[Rows from a dataset of charts and code]

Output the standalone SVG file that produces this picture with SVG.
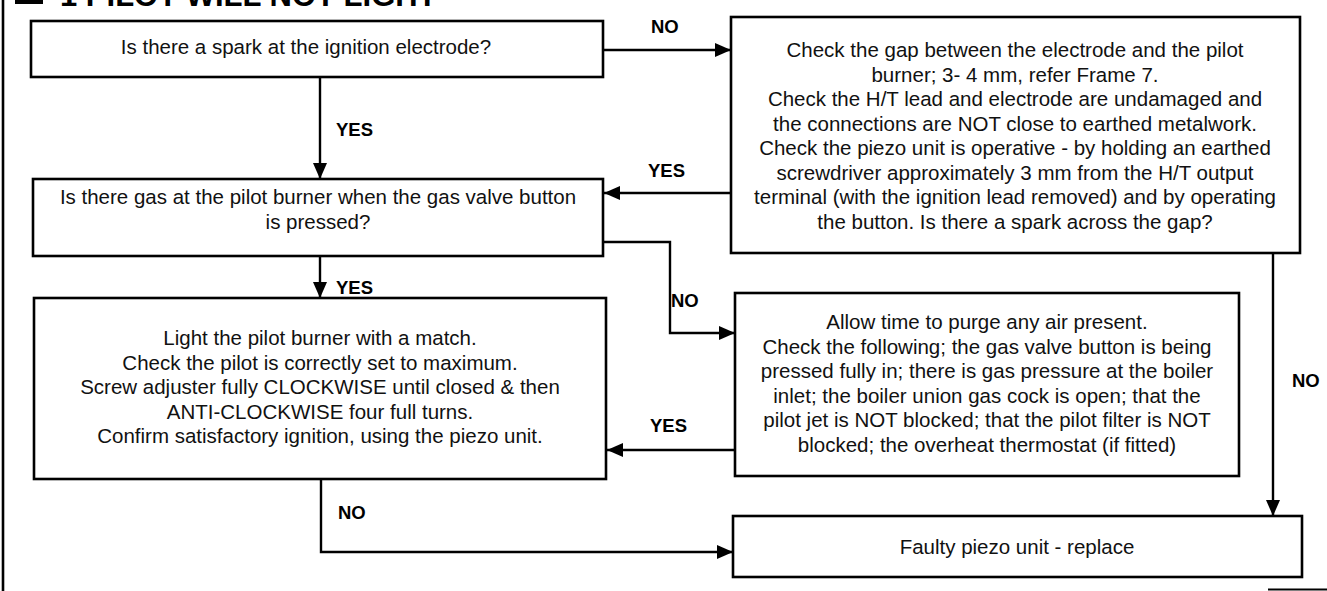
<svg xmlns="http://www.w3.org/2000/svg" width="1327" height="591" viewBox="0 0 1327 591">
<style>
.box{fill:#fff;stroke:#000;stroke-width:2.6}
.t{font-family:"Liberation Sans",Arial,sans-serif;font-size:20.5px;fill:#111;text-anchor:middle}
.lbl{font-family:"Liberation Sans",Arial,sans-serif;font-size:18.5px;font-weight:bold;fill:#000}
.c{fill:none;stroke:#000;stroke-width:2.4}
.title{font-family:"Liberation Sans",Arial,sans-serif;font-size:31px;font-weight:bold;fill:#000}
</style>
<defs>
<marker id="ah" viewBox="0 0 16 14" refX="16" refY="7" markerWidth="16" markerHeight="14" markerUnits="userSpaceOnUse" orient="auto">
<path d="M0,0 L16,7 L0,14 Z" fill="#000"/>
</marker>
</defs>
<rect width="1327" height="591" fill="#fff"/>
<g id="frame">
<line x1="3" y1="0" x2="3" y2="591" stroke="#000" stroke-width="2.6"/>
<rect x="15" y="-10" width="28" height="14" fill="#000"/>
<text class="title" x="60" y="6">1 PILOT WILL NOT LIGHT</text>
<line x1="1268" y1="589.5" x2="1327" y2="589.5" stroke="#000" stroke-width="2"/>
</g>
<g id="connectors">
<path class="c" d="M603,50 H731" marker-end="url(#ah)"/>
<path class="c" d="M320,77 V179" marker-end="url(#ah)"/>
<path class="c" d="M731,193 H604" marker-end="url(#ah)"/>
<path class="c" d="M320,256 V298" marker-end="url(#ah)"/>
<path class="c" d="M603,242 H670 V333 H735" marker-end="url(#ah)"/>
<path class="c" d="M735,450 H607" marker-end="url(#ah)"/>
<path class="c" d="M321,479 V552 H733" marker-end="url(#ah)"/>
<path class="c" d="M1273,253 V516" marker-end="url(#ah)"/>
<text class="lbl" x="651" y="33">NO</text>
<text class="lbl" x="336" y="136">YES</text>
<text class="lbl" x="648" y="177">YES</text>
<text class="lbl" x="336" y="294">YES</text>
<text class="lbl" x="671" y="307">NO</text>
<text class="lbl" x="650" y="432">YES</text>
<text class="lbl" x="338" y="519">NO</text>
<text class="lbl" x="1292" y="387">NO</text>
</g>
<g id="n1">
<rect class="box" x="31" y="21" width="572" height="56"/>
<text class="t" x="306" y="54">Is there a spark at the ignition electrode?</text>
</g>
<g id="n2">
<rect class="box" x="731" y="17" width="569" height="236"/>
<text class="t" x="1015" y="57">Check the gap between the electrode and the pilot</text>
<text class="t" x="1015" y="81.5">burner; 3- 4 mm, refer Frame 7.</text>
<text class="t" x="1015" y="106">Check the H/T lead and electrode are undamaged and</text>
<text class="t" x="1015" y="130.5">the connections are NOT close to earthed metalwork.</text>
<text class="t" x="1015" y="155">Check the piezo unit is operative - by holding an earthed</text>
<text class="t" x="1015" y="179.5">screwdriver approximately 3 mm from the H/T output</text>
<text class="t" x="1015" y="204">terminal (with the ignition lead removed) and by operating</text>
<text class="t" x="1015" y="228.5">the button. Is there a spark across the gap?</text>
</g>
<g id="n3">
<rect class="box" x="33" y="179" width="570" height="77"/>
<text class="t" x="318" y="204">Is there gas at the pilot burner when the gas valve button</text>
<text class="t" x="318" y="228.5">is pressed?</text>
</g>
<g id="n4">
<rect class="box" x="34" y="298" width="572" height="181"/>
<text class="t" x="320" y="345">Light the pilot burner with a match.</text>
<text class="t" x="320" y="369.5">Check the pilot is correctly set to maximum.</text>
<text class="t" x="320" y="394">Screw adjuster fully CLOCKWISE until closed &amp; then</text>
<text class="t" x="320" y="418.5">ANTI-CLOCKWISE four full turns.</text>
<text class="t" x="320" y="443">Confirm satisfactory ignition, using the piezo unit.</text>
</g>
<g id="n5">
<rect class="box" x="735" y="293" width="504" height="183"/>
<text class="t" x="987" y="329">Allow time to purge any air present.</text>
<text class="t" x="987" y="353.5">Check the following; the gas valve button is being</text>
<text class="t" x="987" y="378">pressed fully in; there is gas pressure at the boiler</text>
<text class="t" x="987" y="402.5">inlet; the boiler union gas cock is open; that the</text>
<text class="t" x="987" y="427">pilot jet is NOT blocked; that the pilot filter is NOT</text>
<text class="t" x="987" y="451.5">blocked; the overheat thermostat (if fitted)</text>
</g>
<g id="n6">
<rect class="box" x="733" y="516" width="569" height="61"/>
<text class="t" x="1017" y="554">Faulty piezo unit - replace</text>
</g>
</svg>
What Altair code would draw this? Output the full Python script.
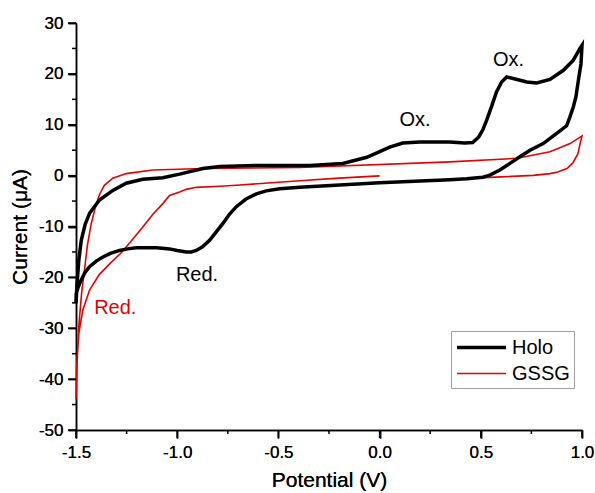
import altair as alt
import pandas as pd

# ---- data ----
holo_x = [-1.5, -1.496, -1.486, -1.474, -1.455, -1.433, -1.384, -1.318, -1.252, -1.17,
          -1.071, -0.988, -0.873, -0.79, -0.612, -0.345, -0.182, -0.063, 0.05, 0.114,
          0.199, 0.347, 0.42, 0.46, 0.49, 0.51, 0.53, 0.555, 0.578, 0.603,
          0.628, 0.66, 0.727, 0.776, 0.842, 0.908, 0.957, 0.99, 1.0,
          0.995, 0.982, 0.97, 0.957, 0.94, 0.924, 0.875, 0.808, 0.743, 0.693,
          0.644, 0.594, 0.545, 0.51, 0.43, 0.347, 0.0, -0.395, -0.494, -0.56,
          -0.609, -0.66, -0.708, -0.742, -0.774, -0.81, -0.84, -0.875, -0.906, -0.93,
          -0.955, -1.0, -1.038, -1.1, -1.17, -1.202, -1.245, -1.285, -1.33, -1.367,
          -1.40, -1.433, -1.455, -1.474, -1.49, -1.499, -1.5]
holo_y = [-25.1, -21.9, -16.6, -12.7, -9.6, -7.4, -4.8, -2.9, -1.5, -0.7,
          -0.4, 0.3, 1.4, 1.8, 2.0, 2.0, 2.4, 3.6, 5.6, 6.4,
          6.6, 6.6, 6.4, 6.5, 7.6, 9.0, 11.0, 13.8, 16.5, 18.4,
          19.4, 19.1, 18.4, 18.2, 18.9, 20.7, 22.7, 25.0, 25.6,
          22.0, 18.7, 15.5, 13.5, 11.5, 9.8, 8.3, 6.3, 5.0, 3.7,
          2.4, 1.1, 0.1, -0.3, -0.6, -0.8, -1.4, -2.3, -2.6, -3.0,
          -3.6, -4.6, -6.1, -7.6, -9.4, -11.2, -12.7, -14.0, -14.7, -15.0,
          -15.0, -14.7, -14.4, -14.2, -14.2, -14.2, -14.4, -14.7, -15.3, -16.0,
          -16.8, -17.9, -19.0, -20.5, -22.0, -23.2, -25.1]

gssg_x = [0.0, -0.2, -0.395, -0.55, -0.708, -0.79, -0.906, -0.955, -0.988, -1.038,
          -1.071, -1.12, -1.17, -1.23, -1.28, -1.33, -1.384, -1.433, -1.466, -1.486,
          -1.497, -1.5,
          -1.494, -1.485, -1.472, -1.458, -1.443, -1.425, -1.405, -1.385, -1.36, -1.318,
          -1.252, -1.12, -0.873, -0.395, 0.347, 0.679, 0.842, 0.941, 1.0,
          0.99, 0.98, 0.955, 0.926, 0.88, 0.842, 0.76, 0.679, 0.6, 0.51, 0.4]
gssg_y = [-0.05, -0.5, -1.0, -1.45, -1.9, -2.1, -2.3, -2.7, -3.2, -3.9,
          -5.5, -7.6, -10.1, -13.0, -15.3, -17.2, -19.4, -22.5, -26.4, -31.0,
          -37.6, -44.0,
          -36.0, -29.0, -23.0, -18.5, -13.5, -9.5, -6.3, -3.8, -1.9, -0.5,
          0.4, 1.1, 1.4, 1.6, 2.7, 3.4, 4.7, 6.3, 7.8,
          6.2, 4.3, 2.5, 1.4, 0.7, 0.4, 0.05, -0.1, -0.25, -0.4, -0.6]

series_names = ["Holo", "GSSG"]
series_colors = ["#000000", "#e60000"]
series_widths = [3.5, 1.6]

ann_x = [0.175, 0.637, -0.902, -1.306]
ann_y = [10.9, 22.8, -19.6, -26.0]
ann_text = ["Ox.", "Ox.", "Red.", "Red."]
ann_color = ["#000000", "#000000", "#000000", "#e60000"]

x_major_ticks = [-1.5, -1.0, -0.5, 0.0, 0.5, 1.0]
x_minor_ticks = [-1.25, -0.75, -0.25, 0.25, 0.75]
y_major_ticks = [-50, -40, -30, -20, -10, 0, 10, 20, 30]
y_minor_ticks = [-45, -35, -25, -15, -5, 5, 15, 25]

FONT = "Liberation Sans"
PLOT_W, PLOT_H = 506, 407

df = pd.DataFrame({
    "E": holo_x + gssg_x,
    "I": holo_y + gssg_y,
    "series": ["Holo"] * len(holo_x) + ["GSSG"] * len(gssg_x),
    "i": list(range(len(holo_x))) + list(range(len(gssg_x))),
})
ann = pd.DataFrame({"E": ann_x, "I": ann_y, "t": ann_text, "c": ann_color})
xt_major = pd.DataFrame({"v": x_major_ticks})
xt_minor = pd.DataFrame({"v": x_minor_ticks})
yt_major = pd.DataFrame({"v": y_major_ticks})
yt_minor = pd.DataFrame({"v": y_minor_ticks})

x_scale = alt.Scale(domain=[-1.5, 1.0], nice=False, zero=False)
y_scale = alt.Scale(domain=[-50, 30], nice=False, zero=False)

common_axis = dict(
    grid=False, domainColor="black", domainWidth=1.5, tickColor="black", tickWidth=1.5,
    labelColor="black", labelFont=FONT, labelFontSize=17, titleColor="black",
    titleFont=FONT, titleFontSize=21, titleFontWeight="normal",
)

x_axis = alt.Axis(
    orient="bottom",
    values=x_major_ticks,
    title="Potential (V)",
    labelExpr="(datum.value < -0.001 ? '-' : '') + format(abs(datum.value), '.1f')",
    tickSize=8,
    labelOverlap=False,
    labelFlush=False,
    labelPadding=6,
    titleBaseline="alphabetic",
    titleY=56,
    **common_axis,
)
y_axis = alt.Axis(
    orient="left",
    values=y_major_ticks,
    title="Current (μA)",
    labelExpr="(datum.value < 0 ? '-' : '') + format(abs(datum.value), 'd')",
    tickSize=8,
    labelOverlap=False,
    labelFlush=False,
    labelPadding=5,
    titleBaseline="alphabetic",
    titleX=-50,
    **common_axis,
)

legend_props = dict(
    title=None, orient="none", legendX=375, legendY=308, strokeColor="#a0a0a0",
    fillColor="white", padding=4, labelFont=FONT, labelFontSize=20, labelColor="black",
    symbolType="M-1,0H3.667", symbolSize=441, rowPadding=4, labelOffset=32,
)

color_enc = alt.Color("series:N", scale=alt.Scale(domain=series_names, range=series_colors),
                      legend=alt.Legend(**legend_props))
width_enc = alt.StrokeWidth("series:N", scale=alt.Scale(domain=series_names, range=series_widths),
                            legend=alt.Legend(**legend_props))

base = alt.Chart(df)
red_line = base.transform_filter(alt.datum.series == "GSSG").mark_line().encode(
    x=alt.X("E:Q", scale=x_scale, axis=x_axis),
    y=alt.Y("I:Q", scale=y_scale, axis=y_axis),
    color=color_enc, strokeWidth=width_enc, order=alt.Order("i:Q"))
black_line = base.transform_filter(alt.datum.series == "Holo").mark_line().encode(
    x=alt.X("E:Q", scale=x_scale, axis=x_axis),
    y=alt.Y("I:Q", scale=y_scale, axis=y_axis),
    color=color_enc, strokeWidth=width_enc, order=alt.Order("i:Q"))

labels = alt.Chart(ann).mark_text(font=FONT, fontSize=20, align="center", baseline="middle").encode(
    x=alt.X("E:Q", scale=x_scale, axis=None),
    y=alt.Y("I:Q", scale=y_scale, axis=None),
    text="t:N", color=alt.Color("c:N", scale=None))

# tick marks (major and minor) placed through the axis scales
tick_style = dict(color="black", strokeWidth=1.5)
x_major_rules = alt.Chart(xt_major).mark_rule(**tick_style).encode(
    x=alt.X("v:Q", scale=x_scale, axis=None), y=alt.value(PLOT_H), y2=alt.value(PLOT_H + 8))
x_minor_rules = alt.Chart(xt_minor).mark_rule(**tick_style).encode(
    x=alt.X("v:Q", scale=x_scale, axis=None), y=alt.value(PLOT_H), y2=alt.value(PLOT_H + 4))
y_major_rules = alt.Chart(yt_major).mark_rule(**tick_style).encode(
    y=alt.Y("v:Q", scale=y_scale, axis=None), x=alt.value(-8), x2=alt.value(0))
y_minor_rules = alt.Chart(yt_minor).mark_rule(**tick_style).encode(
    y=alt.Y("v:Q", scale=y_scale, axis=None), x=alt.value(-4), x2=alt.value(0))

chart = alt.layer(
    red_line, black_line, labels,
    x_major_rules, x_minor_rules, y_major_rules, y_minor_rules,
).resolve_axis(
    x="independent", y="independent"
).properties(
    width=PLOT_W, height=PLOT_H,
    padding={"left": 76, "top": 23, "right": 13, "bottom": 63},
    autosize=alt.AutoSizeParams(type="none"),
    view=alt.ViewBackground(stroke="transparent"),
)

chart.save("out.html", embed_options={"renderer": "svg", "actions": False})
* * *
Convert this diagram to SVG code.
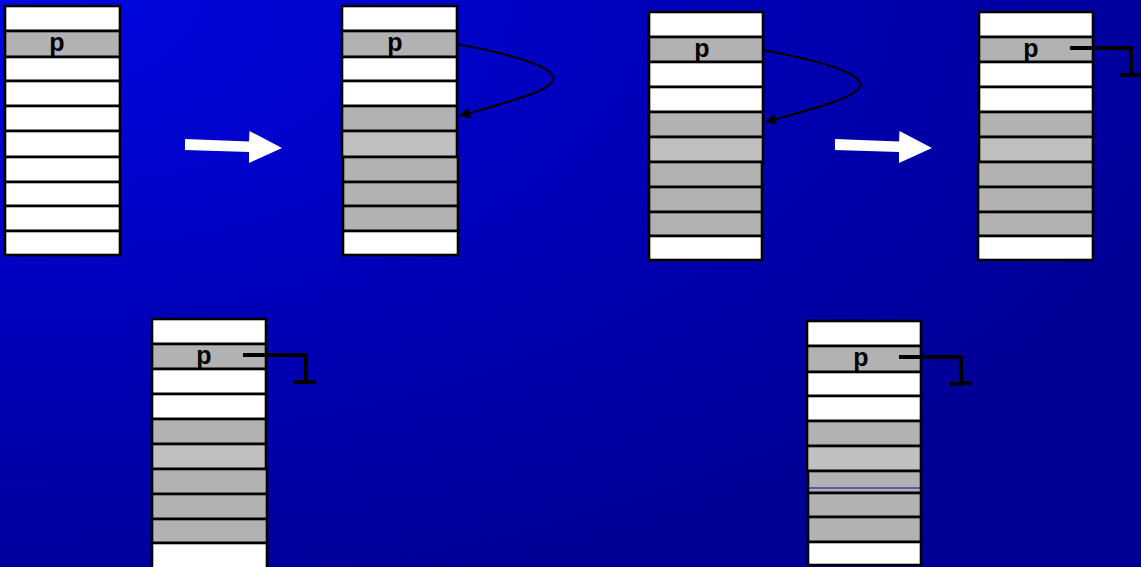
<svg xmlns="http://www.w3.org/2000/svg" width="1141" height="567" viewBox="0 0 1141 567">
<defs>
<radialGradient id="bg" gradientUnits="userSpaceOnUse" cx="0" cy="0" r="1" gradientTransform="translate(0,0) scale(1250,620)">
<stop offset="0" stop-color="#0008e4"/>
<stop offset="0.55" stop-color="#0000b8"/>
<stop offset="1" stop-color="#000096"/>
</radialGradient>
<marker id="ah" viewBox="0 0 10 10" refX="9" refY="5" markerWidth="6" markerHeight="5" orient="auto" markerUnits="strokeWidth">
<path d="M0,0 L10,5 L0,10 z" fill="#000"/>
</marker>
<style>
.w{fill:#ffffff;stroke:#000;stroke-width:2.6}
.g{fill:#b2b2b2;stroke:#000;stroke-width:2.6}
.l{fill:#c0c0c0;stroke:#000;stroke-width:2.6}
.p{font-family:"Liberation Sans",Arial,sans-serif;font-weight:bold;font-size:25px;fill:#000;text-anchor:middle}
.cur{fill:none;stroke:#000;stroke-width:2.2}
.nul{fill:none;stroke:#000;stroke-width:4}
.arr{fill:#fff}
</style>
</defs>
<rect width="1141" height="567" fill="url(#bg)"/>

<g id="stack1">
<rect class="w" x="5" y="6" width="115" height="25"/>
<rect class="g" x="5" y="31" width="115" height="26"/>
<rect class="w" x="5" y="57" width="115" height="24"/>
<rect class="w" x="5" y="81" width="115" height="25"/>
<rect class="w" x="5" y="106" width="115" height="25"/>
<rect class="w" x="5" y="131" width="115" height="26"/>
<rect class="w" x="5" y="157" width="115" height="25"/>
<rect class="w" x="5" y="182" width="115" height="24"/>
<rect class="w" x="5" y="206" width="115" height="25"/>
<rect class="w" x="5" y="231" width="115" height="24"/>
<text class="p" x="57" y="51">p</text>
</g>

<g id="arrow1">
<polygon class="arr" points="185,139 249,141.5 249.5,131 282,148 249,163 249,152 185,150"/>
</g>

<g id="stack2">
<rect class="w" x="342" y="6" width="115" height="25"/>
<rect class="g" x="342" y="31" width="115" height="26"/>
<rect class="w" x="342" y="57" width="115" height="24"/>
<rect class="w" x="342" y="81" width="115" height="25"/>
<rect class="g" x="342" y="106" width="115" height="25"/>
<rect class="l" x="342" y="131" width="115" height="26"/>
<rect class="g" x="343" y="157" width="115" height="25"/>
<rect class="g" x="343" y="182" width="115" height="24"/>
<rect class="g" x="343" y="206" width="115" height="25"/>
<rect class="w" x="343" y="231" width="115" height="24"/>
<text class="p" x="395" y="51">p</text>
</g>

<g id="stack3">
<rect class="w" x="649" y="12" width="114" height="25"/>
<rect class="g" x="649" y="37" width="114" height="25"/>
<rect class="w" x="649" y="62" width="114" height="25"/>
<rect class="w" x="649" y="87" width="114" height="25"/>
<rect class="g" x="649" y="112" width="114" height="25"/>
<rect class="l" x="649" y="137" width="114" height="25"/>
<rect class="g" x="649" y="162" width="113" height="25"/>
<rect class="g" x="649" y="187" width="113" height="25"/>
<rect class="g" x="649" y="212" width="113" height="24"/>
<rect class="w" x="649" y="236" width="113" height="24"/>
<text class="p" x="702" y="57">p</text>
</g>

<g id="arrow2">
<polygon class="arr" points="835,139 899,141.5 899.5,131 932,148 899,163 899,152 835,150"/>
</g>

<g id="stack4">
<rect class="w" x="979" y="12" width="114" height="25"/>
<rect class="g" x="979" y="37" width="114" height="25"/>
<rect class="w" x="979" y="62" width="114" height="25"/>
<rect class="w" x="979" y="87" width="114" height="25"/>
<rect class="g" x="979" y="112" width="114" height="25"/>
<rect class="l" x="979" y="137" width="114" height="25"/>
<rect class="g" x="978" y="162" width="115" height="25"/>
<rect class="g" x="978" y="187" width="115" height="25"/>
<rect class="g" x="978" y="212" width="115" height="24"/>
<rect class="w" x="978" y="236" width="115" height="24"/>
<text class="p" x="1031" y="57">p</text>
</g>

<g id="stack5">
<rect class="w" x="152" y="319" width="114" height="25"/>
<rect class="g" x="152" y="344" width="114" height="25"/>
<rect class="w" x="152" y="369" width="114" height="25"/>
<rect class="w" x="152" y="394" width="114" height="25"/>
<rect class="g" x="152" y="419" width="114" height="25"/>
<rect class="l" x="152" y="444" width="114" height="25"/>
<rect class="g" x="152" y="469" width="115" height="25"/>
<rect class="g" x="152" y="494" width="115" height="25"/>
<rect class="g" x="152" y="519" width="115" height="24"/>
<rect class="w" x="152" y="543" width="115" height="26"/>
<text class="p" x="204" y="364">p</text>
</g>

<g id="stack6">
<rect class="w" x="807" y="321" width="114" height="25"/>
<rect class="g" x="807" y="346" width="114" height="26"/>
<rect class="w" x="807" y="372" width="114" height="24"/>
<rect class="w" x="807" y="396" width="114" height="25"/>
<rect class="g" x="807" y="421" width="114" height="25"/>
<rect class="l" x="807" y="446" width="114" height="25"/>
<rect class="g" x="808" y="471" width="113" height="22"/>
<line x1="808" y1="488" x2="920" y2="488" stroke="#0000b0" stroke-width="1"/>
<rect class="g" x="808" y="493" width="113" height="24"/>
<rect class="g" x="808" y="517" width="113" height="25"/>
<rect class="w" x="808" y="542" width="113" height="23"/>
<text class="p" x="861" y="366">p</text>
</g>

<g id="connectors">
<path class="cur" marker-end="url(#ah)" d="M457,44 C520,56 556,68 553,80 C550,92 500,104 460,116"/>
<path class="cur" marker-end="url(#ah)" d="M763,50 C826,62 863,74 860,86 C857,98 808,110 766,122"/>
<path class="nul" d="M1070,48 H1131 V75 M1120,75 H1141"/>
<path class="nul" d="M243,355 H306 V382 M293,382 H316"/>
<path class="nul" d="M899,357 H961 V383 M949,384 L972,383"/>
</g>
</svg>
---
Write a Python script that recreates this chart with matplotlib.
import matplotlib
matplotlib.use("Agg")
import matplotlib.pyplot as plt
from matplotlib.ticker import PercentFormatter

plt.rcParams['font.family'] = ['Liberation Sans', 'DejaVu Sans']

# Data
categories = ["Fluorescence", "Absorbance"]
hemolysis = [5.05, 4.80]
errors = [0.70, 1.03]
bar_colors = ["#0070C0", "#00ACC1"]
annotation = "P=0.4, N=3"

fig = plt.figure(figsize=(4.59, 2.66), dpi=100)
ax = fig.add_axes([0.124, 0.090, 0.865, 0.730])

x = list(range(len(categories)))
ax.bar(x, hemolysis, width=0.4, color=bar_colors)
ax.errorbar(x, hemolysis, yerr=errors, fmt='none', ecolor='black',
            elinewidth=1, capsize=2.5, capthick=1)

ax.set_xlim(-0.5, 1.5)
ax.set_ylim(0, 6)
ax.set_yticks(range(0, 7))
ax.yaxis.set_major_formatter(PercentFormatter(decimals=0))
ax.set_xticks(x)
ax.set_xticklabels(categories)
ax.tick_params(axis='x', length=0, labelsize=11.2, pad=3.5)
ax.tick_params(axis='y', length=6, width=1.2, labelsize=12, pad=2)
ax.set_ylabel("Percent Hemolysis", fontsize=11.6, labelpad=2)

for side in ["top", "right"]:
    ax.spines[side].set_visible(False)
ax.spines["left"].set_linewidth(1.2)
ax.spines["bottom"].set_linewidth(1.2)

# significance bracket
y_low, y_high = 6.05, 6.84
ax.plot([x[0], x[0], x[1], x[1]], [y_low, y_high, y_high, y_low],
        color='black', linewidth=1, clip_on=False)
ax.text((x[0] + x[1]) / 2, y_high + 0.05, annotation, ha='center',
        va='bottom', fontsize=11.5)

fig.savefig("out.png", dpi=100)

**DIRECTIONS FOR THIS TASK**
Make an exact copy of the lines from the one with "What Altair code" through the one with "import pandas as pd", both ends in, and nothing else. Drop every picture.

**EXPECTED ANSWER**
What Altair code would draw this? Output the full Python script.
import altair as alt
import pandas as pd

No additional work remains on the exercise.